Joy has responded favorably to her little sister. The plan is, Ylitalo said, to have Joy and Lady make joint appearances at football games beginning this fall.
"Joy is just an outstanding bear," Ylitalo said. "She does so well with people, and she's enjoying her time in the bear pit. She likes the top pool and the moat, but we're working on getting her used to the lower pool, too."
Joy is fed twice a day and plays with her trainers at least once a day.
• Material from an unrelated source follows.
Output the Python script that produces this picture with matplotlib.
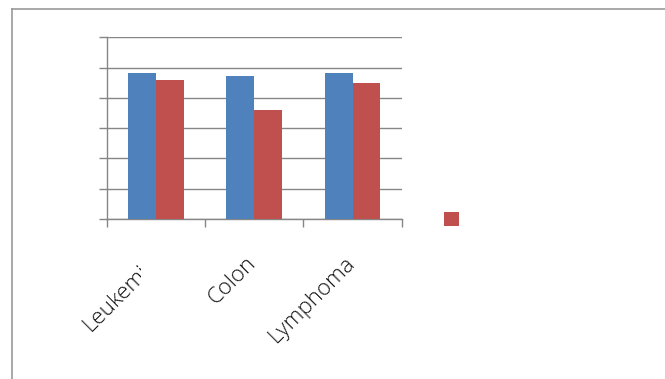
import matplotlib
matplotlib.use("Agg")
import matplotlib.pyplot as plt
import numpy as np
from matplotlib.lines import Line2D
from matplotlib.patches import Patch
from matplotlib.transforms import ScaledTranslation, Bbox

categories = ["Leukemia", "Colon", "Lymphoma"]
series_a = [0.964, 0.944, 0.964]
series_b = [0.918, 0.718, 0.898]
y_ticks = [0.0, 0.2, 0.4, 0.6, 0.8, 1.0, 1.2]

BLUE = "#4F81BD"
RED = "#C0504D"
GRID = "#868686"

W, H = 665, 379
fig = plt.figure(figsize=(W / 100, H / 100), dpi=100)
fig.patch.set_facecolor("white")

ax = fig.add_axes([106.7 / W, 1 - 219 / H, (401.7 - 106.7) / W, (219 - 37.3) / H])
x = np.arange(len(categories))
bw = 0.283
ax.bar(x - bw / 2, series_a, width=bw, color=BLUE, zorder=3)
ax.bar(x + bw / 2, series_b, width=bw, color=RED, zorder=3)

ax.set_xlim(-0.5, len(categories) - 0.5)
ax.set_ylim(y_ticks[0], y_ticks[-1])
ax.set_yticks(y_ticks)
ax.set_yticklabels([])
ax.yaxis.grid(True, color=GRID, linewidth=1.0, zorder=0)
ax.set_axisbelow(True)
ax.tick_params(axis="y", direction="out", length=5.8, width=1.0, color=GRID)

ax.set_xticks(np.arange(len(categories) + 1) - 0.5)
ax.set_xticklabels([])
ax.tick_params(axis="x", direction="out", length=5.8, width=1.0, color=GRID)

for s in ["top", "right"]:
    ax.spines[s].set_visible(False)
ax.spines["left"].set_color(GRID)
ax.spines["bottom"].set_color(GRID)
ax.spines["left"].set_linewidth(1.0)
ax.spines["bottom"].set_linewidth(1.0)

labels = []
for i, c in enumerate(categories):
    t = ax.text(i, 0, c, rotation=45, ha="right", va="center",
                rotation_mode="anchor", fontsize=16, family="Open Sans",
                fontweight="light", color="#111111",
                transform=ax.transData + ScaledTranslation(-1 / 100, -41 / 100, fig.dpi_scale_trans),
                clip_on=False)
    labels.append(t)

# Excel clipped the first label
labels[0].set_clip_box(Bbox.from_extents(0, 0, 141, H))
labels[0].set_clip_on(True)

leg = fig.legend(handles=[Patch(facecolor=RED)], labels=[""],
                 loc="center left", bbox_to_anchor=(444 / W, 1 - 219.5 / H),
                 frameon=False, fontsize=10.8, handlelength=1.0, handleheight=1.0,
                 borderpad=0, handletextpad=0, borderaxespad=0)

# chart area border (only top and left visible)
fig.add_artist(Line2D([12 / W, 12 / W], [0, 1 - 8.5 / H], transform=fig.transFigure,
                      color="#999999", linewidth=1.2))
fig.add_artist(Line2D([12 / W, 1], [1 - 8.5 / H, 1 - 8.5 / H], transform=fig.transFigure,
                      color="#999999", linewidth=1.2))

fig.savefig("out.png", dpi=100)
While campus walks are still part of Joy's routine, the 150-pound bear enjoys some new additions to her quarters, like a log swing, which is quickly becoming the bear's favorite.
"It's hollow, so we put honey in it and she likes foraging for it," Boyd said.
And like Joy, Lady will begin her mascot training later this summer when Handley comes back to the Baylor campus for a training session on "natural" behaviors. A Baylor mascot's usual repertoire of Sic 'em, stand up and sit down are things bears do naturally, like "reaching up and grabbing berries off of trees," said Tyler Sellers, a 2002 Baylor graduate and Joy's trainer last year.
Training is as simple and natural as possible. It's coming up with a name that might be a little more difficult.
But Ylitalo said the decision to name the mascot after Baylor's first lady was easy.
WHAT'S IN A NAME
"Last year, Mrs. Sloan invited the Baylor Chamber of Commerce to dinner at the president's home," Ylitalo said. "Then right before the first home football game of the season, we saw her out cleaning up around the bear pit to get everything ready for fans coming to campus. She really deserves this honor, and I think it's really neat that both first ladies have been honored in this way."
Baylor's president couldn't agree more.
"It was really wonderful last year when they named Joy after Mrs. Reynolds, who has had such an enormous influence on Baylor University and on the life of the community," Dr. Sloan said. "I know Sue is thrilled to be a part of the tradition."
Mrs. Reynolds is the wife of Baylor President Emeritus Herbert H. Reynolds, who also has had a bear named in his honor. Chance, a 3-year-old bear christened with Reynolds' nickname, was retired in June to Bear Country USA in South Dakota.
Lady's official title is "Judge Sue Sloan," although the bear will be known to the Baylor family as Lady. The mascot was introduced to her namesake, as well as to the president and the rest of the Sloan family, June 24 at the president's house on campus.
The naming honor was kept a secret from Baylor's first lady until the pair met for the first time on the Sloan's front lawn. Mrs. Sloan, a 1970 Baylor graduate, said she was "astonished" by the honor, which she shares with her family, including her late parents, J.D. and Lucy Collier of Cisco.
"My parents, who didn't go to college, were big Baylor fans," Mrs. Sloan said. "My brothers attended Baylor and we came to football games when I was in grade school. In fact, my family still has the same season tickets. They've just added more seats through the years."
Dr. Sloan and four of the seven Sloan children -- Bryan, Alathea, Sophia and Paul -- clearly enjoyed watching the meeting of bear and namesake.
Alathea Sloan has spent her summer researching Baylor history for a self-guided campus tour for the Wiethorn Visitors Center. While she and other students came across the history of the bear mascot, the senior University Scholar heard that Baylor would be getting a new bear this summer. However, she had no idea that Lady would have family ties.
"It's really neat and such an honor for us, too," she said.
Dr. Sloan called the naming of Lady after his wife an "incredible honor." Like Mrs. Sloan, he harkens back to her parents, who "bled green and gold."
"Her dad and mom adopted Baylor, but I bet they never thought a bear would be named after their daughter."